Oakland, California: FBI Foils Another Fake Terror Plot
On February 8, federal authorities arrested a San Jose man for attempting to set off a car bomb outside a bank in Oakland, California. The charges filed against Matthew Llaneza, 28, stem from a months-long operation staged by the FBI’s South Bay Joint Terrorism Task Force. The event is the latest in a long series of bogus terror plots hatched or otherwise encouraged by the federal government.
According to the sparse criminal complaint submitted 10 days ago, the government’s involvement with the Arizona native—a recent Muslim convert—dates back to November of last year, when undercover FBI agent Christopher Monika met with and convinced Llaneza that he was “connected with the Taliban and the mujahedin in Afghanistan.”
How or why Llaneza first became a target of the FBI goes unmentioned in the official narrative, but over the next several months Monika and Llaneza allegedly met several times to organize the bombing of an Oakland Bank of America branch—supposedly chosen because “the name of the bank and Oakland’s location as a center of protests made it an appropriate target.” The operation came to an end on February 8, when Llaneza tried to detonate an inoperable car bomb and was promptly arrested.
At no point did the plot pose a “threat to the public,” notes a press release from the US attorney’s office. Like a number of high-profile, supposed terror operations foiled by the US government over the past decade, every stage of the sham conspiracy had been created and carefully managed by the FBI. Virtually all of the key elements in the plot were in fact supplied by the federal government: a rented storage unit in Hayward, an SUV to deliver the would-be car bomb, the fake explosives and the expertise needed to assemble them.
According to the affidavit, Llaneza’s greatest tangible contribution to the scheme was the purchase of two cellphones and a nine-volt battery (on an outing with his undercover FBI handler, no less) that were later assembled by the authorities into a phony trigger device. Until February 8, when Llaneza took the lead and tried to detonate the inert explosives in Oakland, most of his involvement seems to have consisted of tagging along with his government sponsor.
There have been no allegations that Llaneza, depicted by the government’s criminal complaint as a calculating and committed pro-Taliban terrorist, had any ties to Al Qaeda or the Taliban. Absent any co-conspirators, any evidence of involvement with a terrorist organization, or even any evidence of independently trying to establish that involvement, undercover agent Monika was Llaneza’s sole connection to, and undoubtedly the driving force behind, the entire operation.
By all accounts, Matthew Llaneza is a mentally ill individual. Santa Clara county court documents from 2011 describe the man as psychotic and suffering from bipolar disorder, a record that was almost certainly known to the FBI before it began its sting operation in November of last year. Llaneza was involuntarily hospitalized and placed on a 72-hour psychiatric hold by authorities in April 2011, after acting strangely and becoming combative at his father’s San Jose home. Police records show Llaneza claimed to be suicidal, with a history of substance abuse and mental health problems.
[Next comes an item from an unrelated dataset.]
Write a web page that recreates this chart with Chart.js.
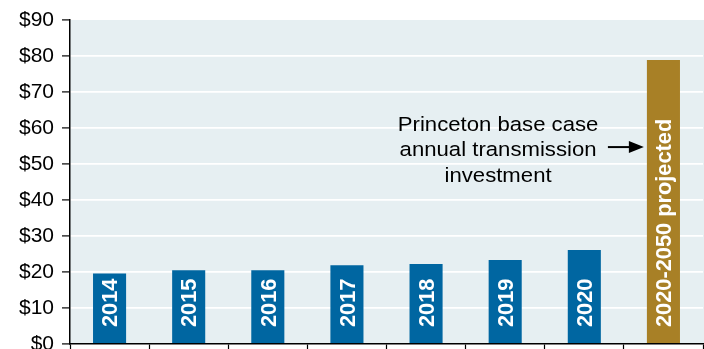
<!DOCTYPE html>
<html>
<head>
<meta charset="utf-8">
<script src="https://cdn.jsdelivr.net/npm/chart.js@4/dist/chart.umd.min.js"></script>
<style>
  html, body { margin: 0; padding: 0; background: #ffffff; }
  #wrap { width: 704px; height: 349px; position: relative; }
</style>
</head>
<body>
<div id="wrap"><canvas id="c" width="704" height="349"></canvas></div>
<script>
// ---- data ----
const categories = ['2014', '2015', '2016', '2017', '2018', '2019', '2020', '2020-2050 projected'];
const investment = [19.6, 20.5, 20.5, 21.9, 22.2, 23.3, 26.1, 78.9];
const barColors = ['#0066a1', '#0066a1', '#0066a1', '#0066a1', '#0066a1', '#0066a1', '#0066a1', '#a88026'];
const yTicks = [0, 10, 20, 30, 40, 50, 60, 70, 80, 90];
const annotationLines = ['Princeton base case', 'annual transmission', 'investment'];
const annotationAnchor = { index: 4.91, value: 59.2 };
const arrowValue = 54.7;

const FONT = "'Liberation Sans', Arial, sans-serif";

const bgPlugin = {
  id: 'plotBg',
  beforeDraw(chart) {
    const { ctx, chartArea: a } = chart;
    ctx.save();
    ctx.fillStyle = '#e6eff2';
    ctx.fillRect(a.left, a.top, a.right - a.left + 1, a.bottom - a.top);
    ctx.restore();
  }
};

const barLabelPlugin = {
  id: 'barLabels',
  afterDatasetsDraw(chart) {
    const { ctx } = chart;
    const meta = chart.getDatasetMeta(0);
    const size = 21.8;
    ctx.save();
    ctx.fillStyle = '#ffffff';
    ctx.font = 'bold ' + size + 'px ' + FONT;
    ctx.textAlign = 'left';
    ctx.textBaseline = 'alphabetic';
    meta.data.forEach((bar, i) => {
      ctx.save();
      ctx.translate(bar.x, bar.base - 16);
      ctx.rotate(-Math.PI / 2);
      ctx.fillText(categories[i], 0, size * 0.716 / 2);
      ctx.restore();
    });
    ctx.restore();
  }
};

const annotationPlugin = {
  id: 'annot',
  afterDraw(chart) {
    const { ctx } = chart;
    const xs = chart.scales.x, ys = chart.scales.y;
    const cx = xs.getPixelForValue(annotationAnchor.index);
    const by = ys.getPixelForValue(annotationAnchor.value);
    const sx = 1.08;
    ctx.save();
    ctx.fillStyle = '#000000';
    ctx.font = '20.5px ' + FONT;
    ctx.textAlign = 'center';
    ctx.textBaseline = 'alphabetic';
    annotationLines.forEach((t, i) => {
      ctx.save();
      ctx.translate(cx, by + i * 25.5);
      ctx.scale(sx, 1);
      ctx.fillText(t, 0, 0);
      ctx.restore();
    });
    // arrow to projected bar
    const meta = chart.getDatasetMeta(0);
    const gold = meta.data[meta.data.length - 1];
    const tip = gold.x - gold.width / 2 - 3;
    const start = tip - 36;
    const ay = ys.getPixelForValue(arrowValue);
    ctx.strokeStyle = '#000000';
    ctx.lineWidth = 2;
    ctx.beginPath();
    ctx.moveTo(start, ay);
    ctx.lineTo(tip - 12, ay);
    ctx.stroke();
    ctx.beginPath();
    ctx.moveTo(tip, ay);
    ctx.lineTo(tip - 15, ay - 6);
    ctx.lineTo(tip - 15, ay + 6);
    ctx.closePath();
    ctx.fill();
    ctx.restore();
  }
};

new Chart(document.getElementById('c'), {
  type: 'bar',
  data: {
    labels: categories,
    datasets: [{
      data: investment,
      backgroundColor: barColors,
      borderWidth: 0,
      barPercentage: 0.418,
      categoryPercentage: 1.0
    }]
  },
  options: {
    responsive: false,
    animation: false,
    devicePixelRatio: 1,
    layout: { padding: { top: 20, right: 1, bottom: 0, left: 0 } },
    plugins: { legend: { display: false }, tooltip: { enabled: false }, title: { display: false } },
    scales: {
      x: {
        offset: true,
        grid: {
          display: true,
          offset: true,
          drawOnChartArea: false,
          drawTicks: true,
          tickLength: 5,
          tickColor: '#000000',
          tickWidth: 1.2
        },
        border: { display: true, color: '#000000', width: 1.5 },
        ticks: { display: false }
      },
      y: {
        min: 0,
        max: 90,
        afterBuildTicks(scale) { scale.ticks = yTicks.map(v => ({ value: v })); },
        afterFit(scale) {
          scale.width = 70;
          scale.paddingTop = 0;
          scale.paddingBottom = 0;
        },
        grid: {
          color: (c) => (c.tick && (c.tick.value === 90 || c.tick.value === 0)) ? 'rgba(0,0,0,0)' : '#ffffff',
          lineWidth: 1.8,
          drawTicks: true,
          tickLength: 8,
          tickColor: '#000000',
          tickWidth: 1.2
        },
        border: { display: true, color: '#000000', width: 1.5 },
        ticks: {
          padding: 8,
          color: '#000000',
          font: { family: FONT, size: 21 },
          callback: (v) => '$' + v
        }
      }
    }
  },
  plugins: [bgPlugin, barLabelPlugin, annotationPlugin]
});
</script>
</body>
</html>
When police later discovered Llaneza’s ownership of an AK-47 assault rifle, brought from Arizona and illegal under California’s gun laws, he was convicted on weapons charges and sentenced to a brief jail term. “You would not have to spend more than a few minutes with him without it being painfully obvious that there were some severe psychological issues,” said Cameron Bowman, Llaneza’s former defense attorney. Legal proceedings against the accused are currently on hold until March 8, pending a possible review of his mental state and legal competency.
In light of the circumstances surrounding past government-manufactured terror plots, the FBI—known for its mass surveillance of and fishing expeditions for “radicals” among the Muslim population—most likely found in Llaneza another easy mark: a mentally unstable, suggestible figure who could be counted on to play his assigned part in a terror farce first created, and then thwarted, by the state security services.
With the help of a servile corporate media, these staged terrorist conspiracies are designed to put flesh on the bones of the Obama administration’s “war on terror” propaganda. When a genuine Al Qaeda plot to blow up a California bank is nowhere to be found, the Obama Justice Department simply invents one—all to keep alive a supposedly ubiquitous terrorist threat, cited for more than a decade to justify a permanent state of war abroad and police-state measures at home.